Why some political parties lost the plot
By M J Akbar
Defeat is the distance between a bedtime story and a wake-up call. The former starts with ‘Once upon a time...’ and lulls the voter to sleep. The second is an energiser that addresses a fresh dawn.
Three political parties have become victims of their own success: their narrative has run its course, and they have not been able to find a further chapter to their saga.
The BJP story is the simplest: the fairies have abandoned its fairy tale. It began as the party of refugees from Pakistan. The robust economic and social resettlement of the dispossessed, evident by the 70s, paradoxically, liberated them from the party which helped them. After the high-drama blip of the Emergency and Janata Party phase, the BJP reinvented itself as a champion of a psychological rather than an economic need.

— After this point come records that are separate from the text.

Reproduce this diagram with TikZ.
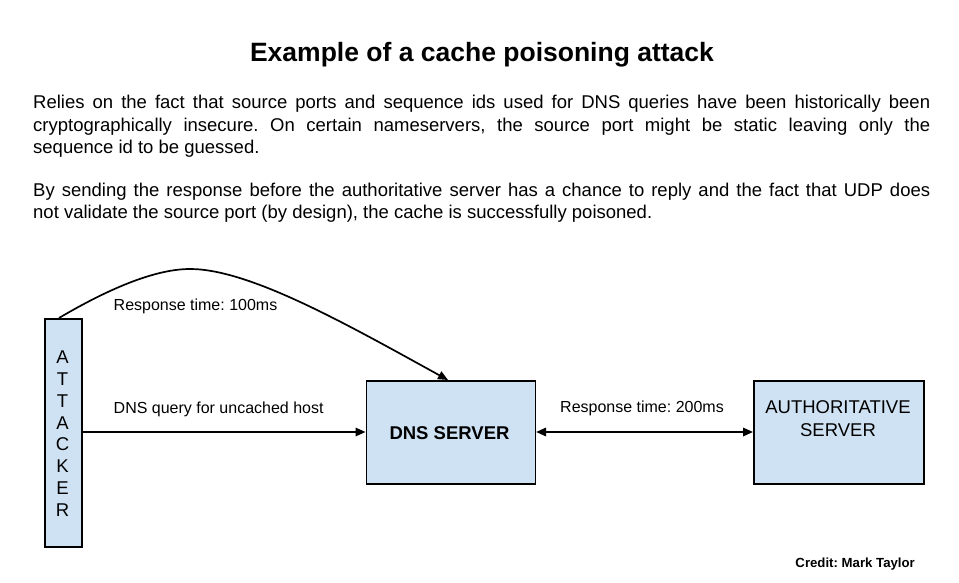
\documentclass[tikz,border=0pt]{standalone}
\usepackage{fontspec}
\setmainfont{Liberation Sans}
\usetikzlibrary{arrows.meta}
\definecolor{boxfill}{HTML}{CFE2F3}
\frenchspacing
\begin{document}
\begin{tikzpicture}[x=1pt,y=-1pt,
  boxst/.style={draw=black, line width=1.6pt, fill=boxfill},
  body/.style={inner sep=0pt, font=\fontsize{18.5}{22}\selectfont},
  lbl/.style={inner sep=0pt, font=\fontsize{16}{19}\selectfont},
  letter/.style={inner sep=0pt, font=\fontsize{18.5}{22}\selectfont, anchor=base},
  conn/.style={line width=1.7pt, -{Triangle[length=10pt,width=8.5pt]}},
]
\useasboundingbox (0,0) rectangle (959,583);
\fill[white] (0,0) rectangle (959,583);

% title
\node[inner sep=0pt, anchor=base, font=\fontsize{26.5}{30}\selectfont\bfseries] (title) at (482,61.7) {Example of a cache poisoning attack};

% paragraph text
\node[body, anchor=base west] (p1a) at (33,109) {\makebox[897pt][s]{Relies on the fact that source ports and sequence ids used for DNS queries have been historically been}};
\node[body, anchor=base west] (p1b) at (33,131.5) {\makebox[897pt][s]{cryptographically insecure. On certain nameservers, the source port might be static leaving only the}};
\node[body, anchor=base west] (p1c) at (33,153.5) {sequence id to be guessed.};
\node[body, anchor=base west] (p2a) at (33,196.5) {\makebox[897pt][s]{By sending the response before the authoritative server has a chance to reply and the fact that UDP does}};
\node[body, anchor=base west] (p2b) at (33,218.5) {not validate the source port (by design), the cache is successfully poisoned.};

% boxes
\node[boxst, minimum width=37pt, minimum height=228pt, anchor=north west, inner sep=0pt] (att) at (44,318) {};
\node[boxst, minimum width=169pt, minimum height=103pt, anchor=north west, inner sep=0pt] (dns) at (365.5,380) {};
\node[inner sep=0pt, anchor=base, font=\fontsize{18.5}{22}\selectfont\bfseries] (dnst) at (449.5,439.5) {DNS SERVER};
\node[boxst, minimum width=170pt, minimum height=103pt, anchor=north west, inner sep=0pt] (auth) at (753,380) {};
\node[inner sep=0pt, anchor=base, font=\fontsize{18.5}{22}\selectfont] (autht1) at (838,413) {AUTHORITATIVE};
\node[inner sep=0pt, anchor=base, font=\fontsize{18.5}{22}\selectfont] (autht2) at (838,436) {SERVER};

% attacker letters
\foreach \c [count=\i from 0] in {A,T,T,A,C,K,E,R} {
  \node[letter] (L\i) at (62.5,{363.3+21.9*\i}) {\c};
}

% connectors
\coordinate (cs) at (59,318);
\coordinate (cp) at (190,269);
\coordinate (ce) at (448,380);
\draw[conn] (cs) .. controls (98,295) and (150,269) .. (cp)
   .. controls (250,269) and (348,325) .. (ce);

\draw[conn] (att.east |- 0,432) -- (dns.west |- 0,432);
\draw[line width=1.7pt, {Triangle[length=10pt,width=8.5pt]}-{Triangle[length=10pt,width=8.5pt]}] (dns.east |- 0,432) -- (auth.west |- 0,432);

% labels
\node[lbl, anchor=base west] (l100) at (113.5,310) {Response time: 100ms};
\node[lbl, anchor=base west] (lq) at (113.5,413) {DNS query for uncached host};
\node[lbl, anchor=base west] (l200) at (560,412) {Response time: 200ms};

% credit
\node[inner sep=0pt, anchor=base east, font=\fontsize{13.2}{15}\selectfont\bfseries] (credit) at (915,567) {Credit: Mark Taylor};
\end{tikzpicture}
\end{document}
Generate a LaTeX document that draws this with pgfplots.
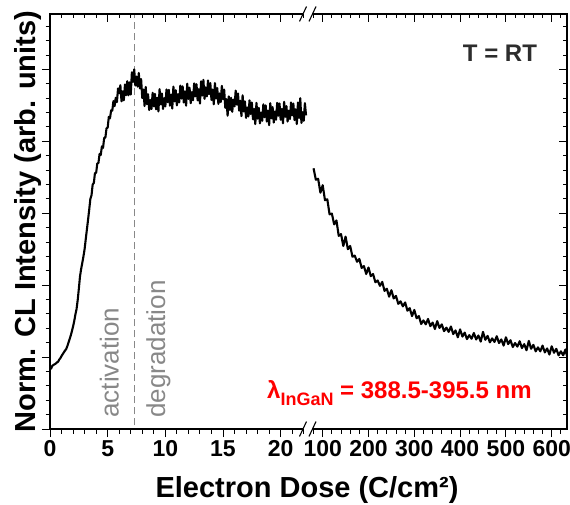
\documentclass[border=0pt]{standalone}
\usepackage{fontspec}
\setmainfont{Liberation Sans}
\usepackage{pgfplots}
\pgfplotsset{compat=1.18}
\usepackage{pgfplotstable}
\definecolor{annot}{RGB}{136,136,136}
\definecolor{dark}{RGB}{45,45,45}

\pgfplotstableread{
x y
0.0 0.172
0.1 0.168
0.2 0.176
0.3 0.178
0.4 0.180
0.5 0.182
0.6 0.185
0.7 0.187
0.8 0.193
0.9 0.197
1.0 0.203
1.1 0.208
1.2 0.213
1.3 0.218
1.4 0.222
1.5 0.230
1.6 0.240
1.7 0.250
1.8 0.260
1.9 0.272
2.0 0.285
2.1 0.300
2.2 0.318
2.3 0.333
2.4 0.358
2.5 0.390
2.6 0.424
2.7 0.445
2.8 0.462
2.9 0.480
3.0 0.500
3.1 0.528
3.2 0.555
3.3 0.582
3.4 0.610
3.5 0.640
3.6 0.650
3.7 0.680
3.8 0.684
3.9 0.712
4.0 0.712
4.1 0.738
4.2 0.740
4.3 0.765
4.4 0.762
4.5 0.786
4.6 0.782
4.7 0.810
4.8 0.810
4.9 0.836
5.0 0.838
5.1 0.868
5.2 0.864
5.3 0.886
5.4 0.885
5.5 0.912
5.6 0.898
5.7 0.921
5.8 0.909
5.9 0.947
6.0 0.934
6.1 0.956
6.2 0.911
6.3 0.939
6.4 0.914
6.5 0.958
6.6 0.928
6.7 0.967
6.8 0.928
6.9 0.964
7.0 0.930
7.1 0.992
7.2 0.965
7.3 1.000
7.4 0.955
7.5 0.980
7.6 0.952
7.7 0.990
7.8 0.947
7.9 0.973
8.0 0.920
8.1 0.944
8.2 0.898
8.3 0.951
8.4 0.903
8.5 0.931
8.6 0.887
8.7 0.915
8.8 0.890
8.9 0.935
9.0 0.897
9.1 0.932
9.2 0.889
9.3 0.921
9.4 0.883
9.5 0.945
9.6 0.903
9.7 0.933
9.8 0.890
9.9 0.920
10.0 0.897
10.1 0.944
10.2 0.909
10.3 0.943
10.4 0.899
10.5 0.930
10.6 0.891
10.7 0.952
10.8 0.911
10.9 0.942
11.0 0.900
11.1 0.931
11.2 0.908
11.3 0.955
11.4 0.919
11.5 0.953
11.6 0.908
11.7 0.939
11.8 0.899
11.9 0.960
12.0 0.918
12.1 0.949
12.2 0.906
12.3 0.937
12.4 0.914
12.5 0.961
12.6 0.925
12.7 0.959
12.8 0.914
12.9 0.945
13.0 0.905
13.1 0.967
13.2 0.927
13.3 0.971
13.4 0.918
13.5 0.950
13.6 0.925
13.7 0.969
13.8 0.931
13.9 0.962
14.0 0.915
14.1 0.944
14.2 0.903
14.3 0.962
14.4 0.919
14.5 0.948
14.6 0.904
14.7 0.933
14.8 0.909
14.9 0.954
15.0 0.917
15.1 0.944
15.2 0.893
15.3 0.917
15.4 0.871
15.5 0.925
15.6 0.887
15.7 0.921
15.8 0.882
15.9 0.916
16.0 0.897
16.1 0.941
16.2 0.902
16.3 0.933
16.4 0.885
16.5 0.913
16.6 0.870
16.7 0.928
16.8 0.883
16.9 0.911
17.0 0.865
17.1 0.894
17.2 0.869
17.3 0.914
17.4 0.876
17.5 0.908
17.6 0.861
17.7 0.890
17.8 0.848
17.9 0.907
18.0 0.863
18.1 0.893
18.2 0.850
18.3 0.880
18.4 0.857
18.5 0.903
18.6 0.867
18.7 0.900
18.8 0.855
18.9 0.885
19.0 0.845
19.1 0.906
19.2 0.864
19.3 0.895
19.4 0.852
19.5 0.883
19.6 0.860
19.7 0.907
19.8 0.871
19.9 0.905
20.0 0.860
20.1 0.890
20.2 0.850
20.3 0.910
20.4 0.868
20.5 0.898
20.6 0.855
20.7 0.885
20.8 0.862
20.9 0.908
21.0 0.872
21.1 0.905
21.2 0.859
21.3 0.889
21.4 0.848
21.5 0.908
21.6 0.865
21.7 0.920
21.8 0.851
21.9 0.881
22.0 0.857
22.1 0.906
22.2 0.872
}\leftdata

\pgfplotstableread{
x y
80 0.725
85 0.693
90 0.696
95 0.657
100 0.678
105 0.636
110 0.639
115 0.597
120 0.599
125 0.569
130 0.580
135 0.537
140 0.542
145 0.509
150 0.535
155 0.500
160 0.509
165 0.479
170 0.482
175 0.465
180 0.473
185 0.448
190 0.453
195 0.431
200 0.449
205 0.425
210 0.431
215 0.408
220 0.413
225 0.398
230 0.409
235 0.384
240 0.390
245 0.368
250 0.386
255 0.363
260 0.370
265 0.348
270 0.355
275 0.341
280 0.352
285 0.329
290 0.336
295 0.314
300 0.331
305 0.308
310 0.314
315 0.292
320 0.302
325 0.291
330 0.306
335 0.286
340 0.296
345 0.278
350 0.300
355 0.281
360 0.291
365 0.272
370 0.282
375 0.270
380 0.285
385 0.264
390 0.274
395 0.255
400 0.277
405 0.257
410 0.268
415 0.250
420 0.261
425 0.251
430 0.267
435 0.249
440 0.260
445 0.243
450 0.270
455 0.248
460 0.259
465 0.241
470 0.252
475 0.242
480 0.258
485 0.239
490 0.249
495 0.232
500 0.255
505 0.236
510 0.247
515 0.228
520 0.239
525 0.229
530 0.244
535 0.225
540 0.236
545 0.219
550 0.245
555 0.223
560 0.234
565 0.216
570 0.227
575 0.216
580 0.232
585 0.213
590 0.224
595 0.207
600 0.230
605 0.212
610 0.223
615 0.205
620 0.216
625 0.205
630 0.221
633 0.205
}\rightdata

\pgfplotsset{
  base/.style={scale only axis, height=415pt, ymin=0, ymax=1.154,
    axis line style={draw=none},
    major tick length=8pt, minor tick length=4.5pt,
    every tick/.style={black, line width=0.9pt},
    tick label style={font=\fontsize{23}{23}\selectfont\bfseries},
    /pgf/number format/assume math mode=true,
  },
  leftpart/.style={base, at={(50pt,75pt)}, anchor=south west, width=258pt,
    xmin=0, xmax=22.37,
    xtick={0,5,10,15,20}, minor xtick={1,2,...,22}},
  rightpart/.style={base, at={(308pt,75pt)}, anchor=south west, width=259pt,
    xmin=67.9, xmax=633.4,
    xtick={100,200,...,600}, minor xtick={80,100,...,620}},
}

\begin{document}
\begin{tikzpicture}[x=1pt,y=1pt]
\useasboundingbox (0,0) rectangle (570,504);

% left part: data, bottom/left ticks outward
\begin{axis}[leftpart, tick align=outside, xtick pos=left, ytick pos=left,
  ytick={0,0.2,0.4,0.6,0.8,1.0}, minor ytick={0.04,0.08,...,1.13}, yticklabels={}]
\addplot[annot, line width=1.1pt, dash pattern=on 7pt off 4pt] coordinates {(7.34,0.01) (7.34,1.154)};
\addplot[black, line width=2.1pt, line join=round] table[x=x,y=y] {\leftdata};
\node[rotate=90, anchor=west, inner sep=0pt, text=annot, font=\fontsize{26}{26}\selectfont] at (axis cs:5.15,0.031) {activation};
\node[rotate=90, anchor=west, inner sep=0pt, text=annot, font=\fontsize{26}{26}\selectfont] at (axis cs:9.4,0.031) {degradation};
\end{axis}
% left part: top ticks inward
\begin{axis}[leftpart, tick align=inside, xtick pos=right, ytick=\empty, xticklabels={}]
\end{axis}

% right part: data, bottom ticks outward
\begin{axis}[rightpart, tick align=outside, xtick pos=left, ytick=\empty]
\addplot[black, line width=2.1pt, line join=round] table[x=x,y=y] {\rightdata};
\node[anchor=base, text=dark, font=\fontsize{24}{24}\selectfont\bfseries] at (axis cs:487,1.021) {T = RT};
\end{axis}
% right part: top and right ticks inward
\begin{axis}[rightpart, tick align=inside, xtick pos=right, ytick pos=right,
  ytick={0,0.2,0.4,0.6,0.8,1.0}, minor ytick={0.04,0.08,...,1.13},
  xticklabels={}, yticklabels={}]
\end{axis}

% frame with axis break
\draw[line width=1.2pt] (303,490) -- (50,490) -- (50,75) -- (303,75);
\draw[line width=1.2pt] (312.5,490) -- (567,490) -- (567,75) -- (312.5,75);
\draw[line width=1.1pt] (299.5,67.5) -- (306.5,82.5);
\draw[line width=1.1pt] (309,67.5) -- (316,82.5);
\draw[line width=1.1pt] (299.5,482.5) -- (306.5,497.5);
\draw[line width=1.1pt] (309,482.5) -- (316,497.5);

% labels
\node[rotate=90, font=\fontsize{29}{29}\selectfont\bfseries] at (28.5,282.5) {Norm. CL Intensity (arb. units)};
\node[anchor=base, font=\fontsize{29}{29}\selectfont\bfseries] at (307,7) {Electron Dose (C/cm²)};
\node[anchor=base west, inner sep=0pt, text=red, font=\fontsize{24}{24}\selectfont\bfseries] at (267,106)
  {λ\raisebox{-7pt}{\fontsize{18}{18}\selectfont InGaN} = 388.5-395.5 nm};
\end{tikzpicture}
\end{document}
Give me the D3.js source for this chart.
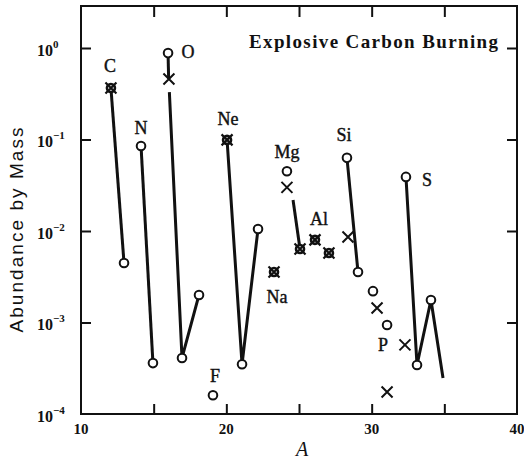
<!DOCTYPE html>
<html>
<head>
<meta charset="utf-8">
<script src="https://cdn.jsdelivr.net/npm/d3@7"></script>
<style>
  html, body { margin: 0; padding: 0; background: #fff; }
  svg { display: block; }
</style>
</head>
<body>
<script>
// ---------------- DATA ----------------
// open circles: [A, abundance]
const circlePoints = [
  [12.96, 0.00447], [14.13, 0.085], [14.95, 3.6e-4], [15.99, 0.88],
  [16.95, 4.1e-4], [18.12, 2.0e-3], [19.08, 1.6e-4], [21.08, 3.5e-4],
  [22.18, 0.0105], [24.17, 0.045], [28.3, 0.063], [29.06, 0.00356],
  [30.09, 0.0022], [31.06, 9.4e-4], [32.36, 0.039], [33.12, 3.43e-4],
  [34.08, 1.76e-3]
];
// crosses
const crossPoints = [
  [16.05, 0.458], [24.17, 0.030], [28.37, 0.0086], [30.37, 0.00144],
  [31.06, 1.74e-4], [32.29, 5.7e-4]
];
// circle + cross (both agree)
const bothPoints = [
  [12.06, 0.365], [20.05, 0.099], [23.28, 0.00356], [25.07, 0.00636],
  [26.1, 0.0080], [27.06, 0.00575]
];
// connecting lines
const lineSegments = [
  [[12.06, 0.365], [12.96, 0.00447]],
  [[14.13, 0.085], [14.95, 3.6e-4]],
  [[15.99, 0.88], [16.03, 0.458]],
  [[16.08, 0.33], [16.95, 4.1e-4], [18.12, 2.0e-3]],
  [[20.05, 0.099], [21.08, 3.5e-4], [22.18, 0.0105]],
  [[24.59, 0.0218], [25.07, 0.00636]],
  [[28.3, 0.063], [29.06, 0.00356]],
  [[32.36, 0.039], [33.12, 3.43e-4], [34.08, 1.76e-3], [34.91, 2.47e-4]]
];
// element labels
const elementNames = ["C", "N", "O", "Ne", "Mg", "Al", "Na", "F", "Si", "S", "P"];
const elementA     = [12.0, 14.13, 17.36, 20.11, 24.17, 26.37, 23.49, 19.22, 28.1, 33.81, 30.78];
const elementV     = [0.636, 0.134, 0.904, 0.168, 0.073, 0.0135, 0.0019, 2.6e-4, 0.112, 0.036, 5.7e-4];

const xTickLabels = [10, 20, 30, 40];
const xMinorTicks = [15, 20, 25, 30, 35];
const yTickExponents = [0, -1, -2, -3, -4];

const titleText = "Explosive Carbon Burning";
const yLabelText = "Abundance by Mass";
const xLabelText = "A";

// ---------------- CHART ----------------
const W = 524, H = 464;
const mLeft = 81, mRight = 517, mTop = 6, mBottom = 414;

const svg = d3.select("body").append("svg")
  .attr("width", W).attr("height", H);
svg.append("rect").attr("width", W).attr("height", H).attr("fill", "#fff");

const x = d3.scaleLinear().domain([10, 40]).range([mLeft, mRight]);
const y = d3.scaleLog().domain([1e-4, Math.pow(10, 0.459)]).range([mBottom, mTop]);

const serif = "'Liberation Serif', 'Times New Roman', serif";
const sans = "'Liberation Sans', Arial, sans-serif";

// frame
svg.append("rect")
  .attr("x", mLeft).attr("y", mTop)
  .attr("width", mRight - mLeft).attr("height", mBottom - mTop)
  .attr("fill", "none").attr("stroke", "#111").attr("stroke-width", 2);

// inward ticks via d3 axes
const yVals = yTickExponents.map(e => Math.pow(10, e)).filter(v => v > 1e-4);
svg.append("g").attr("transform", `translate(${mLeft},0)`)
  .call(d3.axisRight(y).tickValues(yVals).tickSize(10).tickFormat(""))
  .call(g => g.select(".domain").remove())
  .selectAll("line").attr("stroke", "#111").attr("stroke-width", 2);
svg.append("g").attr("transform", `translate(${mRight},0)`)
  .call(d3.axisLeft(y).tickValues(yVals).tickSize(10).tickFormat(""))
  .call(g => g.select(".domain").remove())
  .selectAll("line").attr("stroke", "#111").attr("stroke-width", 2);
svg.append("g").attr("transform", `translate(0,${mBottom})`)
  .call(d3.axisTop(x).tickValues(xMinorTicks).tickSize(10).tickFormat(""))
  .call(g => g.select(".domain").remove())
  .selectAll("line").attr("stroke", "#111").attr("stroke-width", 2);
svg.append("g").attr("transform", `translate(0,${mTop})`)
  .call(d3.axisBottom(x).tickValues(xMinorTicks).tickSize(11).tickFormat(""))
  .call(g => g.select(".domain").remove())
  .selectAll("line").attr("stroke", "#111").attr("stroke-width", 2);

// y tick labels: 10^n
yTickExponents.forEach(e => {
  const t = svg.append("text")
    .attr("x", 37).attr("y", y(Math.pow(10, e)) + 8)
    .attr("font-family", serif).attr("font-size", 16).attr("font-weight", "bold")
    .attr("fill", "#111");
  t.append("tspan").text("10");
  t.append("tspan").attr("dy", -8).attr("font-size", 11)
    .text(e === 0 ? "0" : "\u2212" + Math.abs(e));
});

// x tick labels
svg.append("g").selectAll("text").data(xTickLabels).join("text")
  .attr("x", d => x(d)).attr("y", 434)
  .attr("text-anchor", "middle")
  .attr("font-family", serif).attr("font-size", 15).attr("font-weight", "bold")
  .attr("fill", "#111")
  .text(d => d);

// axis titles
svg.append("text")
  .attr("transform", "translate(23,230) rotate(-90)")
  .attr("text-anchor", "middle")
  .attr("font-family", sans).attr("font-size", 19)
  .attr("textLength", 205).attr("lengthAdjust", "spacing")
  .attr("fill", "#111")
  .text(yLabelText);
svg.append("text")
  .attr("x", 302).attr("y", 456)
  .attr("text-anchor", "middle")
  .attr("font-family", serif).attr("font-size", 20).attr("font-style", "italic")
  .attr("fill", "#111")
  .text(xLabelText);

// title
svg.append("text")
  .attr("x", 249).attr("y", 48)
  .attr("font-family", serif).attr("font-size", 19).attr("font-weight", "bold")
  .attr("textLength", 249).attr("lengthAdjust", "spacing")
  .attr("fill", "#111")
  .text(titleText);

// lines
const line = d3.line().x(d => x(d[0])).y(d => y(d[1]));
svg.append("g").selectAll("path").data(lineSegments).join("path")
  .attr("d", line)
  .attr("fill", "none").attr("stroke", "#111")
  .attr("stroke-width", 3).attr("stroke-linecap", "butt");

// markers
const crossPath = (cx, cy, s) =>
  `M${cx - s},${cy - s}L${cx + s},${cy + s}M${cx - s},${cy + s}L${cx + s},${cy - s}`;

svg.append("g").selectAll("circle").data(circlePoints).join("circle")
  .attr("cx", d => x(d[0])).attr("cy", d => y(d[1])).attr("r", 4.3)
  .attr("fill", "#fff").attr("stroke", "#111").attr("stroke-width", 2);

svg.append("g").selectAll("path").data(crossPoints).join("path")
  .attr("d", d => crossPath(x(d[0]), y(d[1]), 5.5))
  .attr("fill", "none").attr("stroke", "#111").attr("stroke-width", 2);

const both = svg.append("g");
both.selectAll("circle").data(bothPoints).join("circle")
  .attr("cx", d => x(d[0])).attr("cy", d => y(d[1])).attr("r", 4)
  .attr("fill", "#fff").attr("stroke", "#111").attr("stroke-width", 2.6);
both.selectAll("path").data(bothPoints).join("path")
  .attr("d", d => crossPath(x(d[0]), y(d[1]), 5.5))
  .attr("fill", "none").attr("stroke", "#111").attr("stroke-width", 2.2);

// element labels
svg.append("g").selectAll("text").data(elementNames).join("text")
  .attr("x", (d, i) => x(elementA[i])).attr("y", (d, i) => y(elementV[i]))
  .attr("text-anchor", "middle").attr("dominant-baseline", "central")
  .attr("font-family", serif).attr("font-size", 18)
  .attr("fill", "#111").attr("stroke", "#111").attr("stroke-width", 0.4)
  .text(d => d);
</script>
</body>
</html>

The temple movement brought great rewards, culminating, albeit through a parabola enhanced by the charisma of Atal Bihari Vajpayee, in six years of power at the Centre. But within this time, the Indian mood turned. Economic aspirations took primacy over psychological needs, particularly since the temple movement was made irrelevant by the destruction of the mosque at Ayodhya. A functioning temple has come up on the site, a fact that seems to escape the attention of those writing the BJP manifesto, which keeps promising to build a temple.
Every political party has colluded in this change; even though self-proclaimed secular parties encourage Muslims to indulge in the self-delusion that a dispute exists. In truth, all that the BJP can offer is to build a bigger temple, which does not quite have the same emotive force as ‘Mandir yahin banayenge!’ The BJP’s cousins, the Senas of Maharashtra, have regional chauvinism to fall back upon. If the BJP wants to reclaim national space, it will have to establish another horizon.
When socialism became passe, Mulayam Singh Yadav resurrected himself brilliantly as the anti-thesis of the BJP, blending it with a distinctive element of Lohia socialism, empowerment of the backward castes. However, when the thesis is faltering, the anti-thesis cannot be robust. That is the Samajwadi Party’s problem vis-a-vis the Muslim vote. As for the Backwards: Mandal has been milked dry. Mandal has delivered for those whose prayers were answered in 1990. A new generation of Backwards needs solutions for the 21st century.
The last time the Left had anything original to say was more than three decades ago; and it had remarkable staying power in Bengal. But Bengali Muslims, critical to any democratic algebra, are now tired of the Left’s soft secularism, a formula in which their lives were secure from communal violence but their livelihood was left to the wolves. The subalterns of Bengal, across the religious divide, have adopted an interesting strategy: they have become, to a great extent, a non-partisan opposition. Mamata Banerjee’s Trinamool Congress is merely expanding its elasticity to contain voter anger to the extent it can.
There are no internal structures, nor is there any serious thinking being done by Mamata on how to fashion an alternative delivery system when she assumes power in the state. It is now a question of when the Left will be driven out, not whether. But in the current turmoil also lies an opportunity for 2016, if there is anyone left with the imagination to think ahead.
Mayawati survives in Uttar Pradesh, despite setbacks, because she is still waking up her support base. The Dalit deliverance is far from over; and her cross-ethnic alliances are still in infancy. Mayawati was out of her depth at the national level because she could not promise stability. In regional waters, she is still an Olympian. Her personality may be her biggest obstacle, but her agenda is intact.
The key to Mulayam Singh Yadav’s future will lie in his ability to unlock the next dimension of Muslim demands, and spearhead it. There is a transparent anger, leavened by confusion, among Muslims which is provoking a drift to the most familiar port, the Congress. But the Congress has nothing new to offer.
What the Muslims of UP are looking for, but have been unable to articulate, is a defined political space within which they can find food-and-faith security. Given the passions that such a demand could arouse, this quest might surface obliquely rather than directly. On the table is Ajit Singh’s dream of a Harit Desh in western UP. Such a state will have a substantive Muslim population, as well as a string of important Muslim educational institutions, from Aligarh to Deoband. It will become a natural socio-economic magnet for Muslims of the north. The idea is still in an embryonic stage. Whoever articulates it, will have rung a wake-up call.